Dora Veriden frowned. “Okay, fair enough. Because you’d have been pretty disappointed if you were motivated by hopeful chivalry.”

“You mean because of the peculiar way you show gratitude?”

“No: I mean because I don’t usually walk on your side of the sexual street.”

Karam felt his eyebrows come down, then jump up. “Oh.” He shrugged: not like that was a big deal, or would have influenced his actions one bit.

“Oh,” he repeated and felt like an idiot. They sat in the pilot and copilot couches in silence for almost half a minute. It felt like half an hour.

“Look,” Dora started as suddenly as their semi-conversation had stopped, “I came here to explain something to you. And only to you.”

“Are you asking me to keep it a secret?”

She thought for a moment. “No. I just don’t feel I owe anyone else the real explanation for why I didn’t put on the marker spray.”

Karam cocked his head. “Really? Not Cai — Captain Riordan? Hell, he got in the critter’s way.”

Dora had made a face. “First, that was his job, right? And second, I’m not in the habit of thanking the people who’ve made a career out of using me.”

“Whoa, whoa: Riordan has made a career out of using you?”

Dora rolled her eyes. “Hey, figurative language alert. Not him, personally, no, but people like him.” When she saw the unrelieved perplexity in Karam’s face she threw up her hands. “Government types. Our Illustrious Leaders. Protectors of the Social Contract.”

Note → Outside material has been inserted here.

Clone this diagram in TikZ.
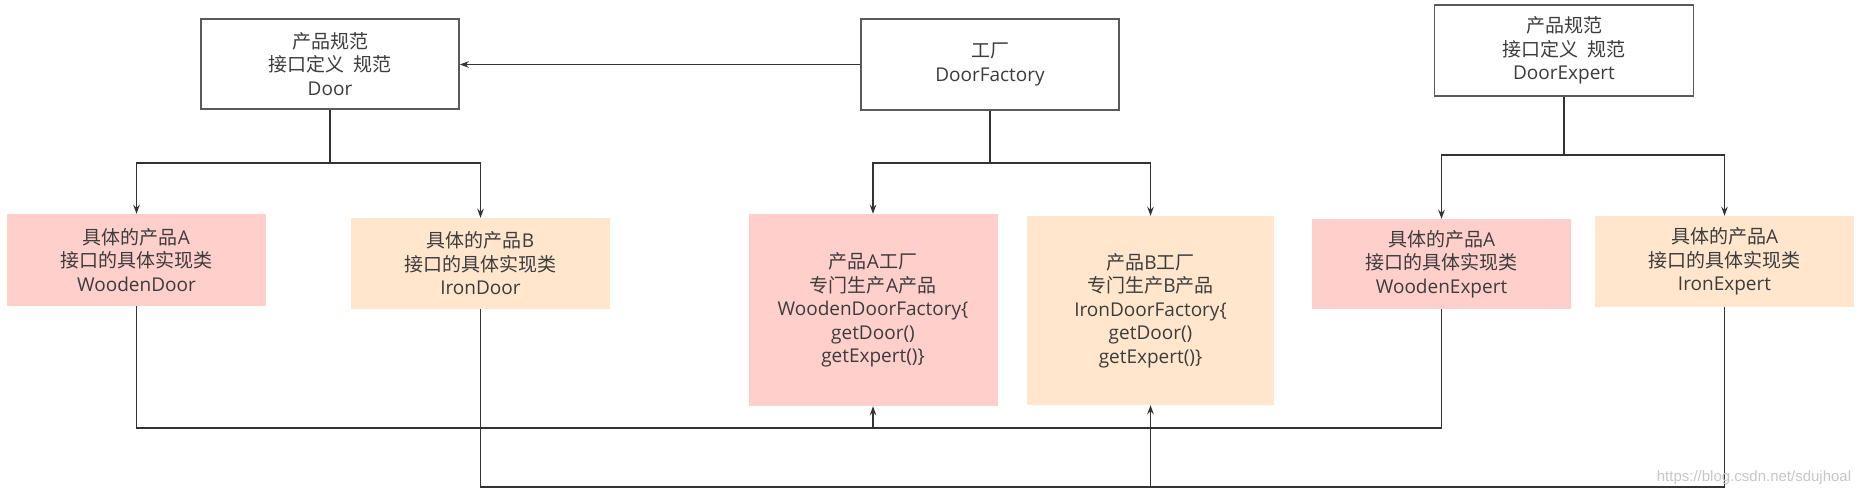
\documentclass[tikz,border=0pt]{standalone}
\usepackage{fontspec}
\setmainfont{Open Sans}
\newfontfamily\cjkfont{Noto Sans CJK SC}
\newcommand\zh[1]{{\cjkfont #1}}
\usetikzlibrary{arrows.meta}
\definecolor{pinkfill}{HTML}{FFCFCC}
\definecolor{orangefill}{HTML}{FFE6CC}
\definecolor{txt}{HTML}{3C3C3C}
\definecolor{edge}{HTML}{333333}
\definecolor{border}{HTML}{5A5A5A}
\tikzset{
  base/.style={inner sep=0pt, align=center, text=txt,
    font=\fontsize{19}{23.5}\selectfont},
  specbox/.style={base, draw=border, line width=1.6pt, fill=white},
  pinkbox/.style={base, fill=pinkfill},
  orangebox/.style={base, fill=orangefill},
  conn/.style={draw=edge, line width=1.4pt},
  arr/.style={conn, -{Stealth[length=9pt,width=6.5pt]}},
}
\begin{document}
\begin{tikzpicture}[x=1pt,y=-1pt]
\useasboundingbox[fill=white] (0,0) rectangle (1865,497);

% top interface / factory boxes
\node[specbox, minimum width=258pt, minimum height=90pt] (door) at (330,64)
  {\zh{产品规范}\\\zh{接口定义\ \ 规范}\\Door};
\node[specbox, minimum width=258pt, minimum height=91pt] (fac) at (990,64.5)
  {\zh{工厂}\\DoorFactory};
\node[specbox, minimum width=259pt, minimum height=91pt] (exp) at (1564,50.5)
  {\zh{产品规范}\\\zh{接口定义\ \ 规范}\\DoorExpert};

% concrete products
\node[pinkbox, minimum width=259pt, minimum height=92pt] (wd) at (136.5,260)
  {\zh{具体的产品}A\\\zh{接口的具体实现类}\\WoodenDoor};
\node[orangebox, minimum width=259pt, minimum height=91pt] (id) at (480.5,263.5)
  {\zh{具体的产品}B\\\zh{接口的具体实现类}\\IronDoor};
\node[pinkbox, minimum width=249pt, minimum height=192pt] (wdf) at (873,310)
  {\zh{产品}A\zh{工厂}\\\zh{专门生产}A\zh{产品}\\WoodenDoorFactory\{\\getDoor()\\getExpert()\}};
\node[orangebox, minimum width=247pt, minimum height=189pt] (idf) at (1150.5,310.5)
  {\zh{产品}B\zh{工厂}\\\zh{专门生产}B\zh{产品}\\IronDoorFactory\{\\getDoor()\\getExpert()\}};
\node[pinkbox, minimum width=259pt, minimum height=90pt] (we) at (1441.5,264)
  {\zh{具体的产品}A\\\zh{接口的具体实现类}\\WoodenExpert};
\node[orangebox, minimum width=259pt, minimum height=91pt] (ie) at (1724.5,261.5)
  {\zh{具体的产品}A\\\zh{接口的具体实现类}\\IronExpert};

% branch points and bus lines
\coordinate (bd) at (330,163);
\coordinate (bf) at (990,163);
\coordinate (be) at (1564,155);
\coordinate (l1) at (0,428);
\coordinate (l2) at (0,487);

% factory -> Door
\draw[arr] (fac.west) -- (fac.west -| door.east);

% Door -> products
\draw[conn] (door.south) -- (bd);
\draw[arr] (bd) -| (wd.north);
\draw[arr] (bd) -| (id.north);

% Factory -> concrete factories
\draw[conn] (fac.south) -- (bf);
\draw[arr] (bf) -| (wdf.north);
\draw[arr] (bf) -| (idf.north);

% Expert -> products
\draw[conn] (exp.south) -- (be);
\draw[arr] (be) -| (we.north);
\draw[arr] (be) -| (ie.north);

% bus line 1: WoodenDoor + WoodenExpert -> WoodenDoorFactory
\draw[conn] (wd.south) -- (wd.south |- l1) -- (we.south |- l1) -- (we.south);
\draw[arr] (wdf.south |- l1) -- (wdf.south);

% bus line 2: IronDoor + IronExpert -> IronDoorFactory
\draw[conn] (id.south) -- (id.south |- l2) -- (ie.south |- l2) -- (ie.south);
\draw[arr] (idf.south |- l2) -- (idf.south);

% watermark
\node[inner sep=0pt, text=black!22, font=\fontspec{Liberation Sans}\fontsize{15}{15}\selectfont]
  (wm) at (1754,478) {https://blog.csdn.net/sdujhoal};
\end{tikzpicture}
\end{document}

Karam found he really didn’t want to argue with Dora — which was odd because he had a natural gift for contrarianism — so he frowned and shook his head. “I think you may want to revisit your assumptions about Caine.”

“You mean, Captain Caine Riordan? The guy who was sent by governments to find exosapients on Delta Pavonis Three? Who then made his report at the interbloc Parthenon Dialogs? Who was then appointed as the primary liaison for the international delegation to the Convocation of the Accord, and who then fought in the war we just finished? You mean that dedicated antigovernment figure?”

Karam kept his voice level. “Seems you’ve filled your own pockets with more than a few kings’ coins, over time.” Seeing Dora’s dark olive-toned skin darkening even further, he hastened to add, “All I’m saying is that what people do isn’t always a reliable indicator of their sympathies, of why they did those things.”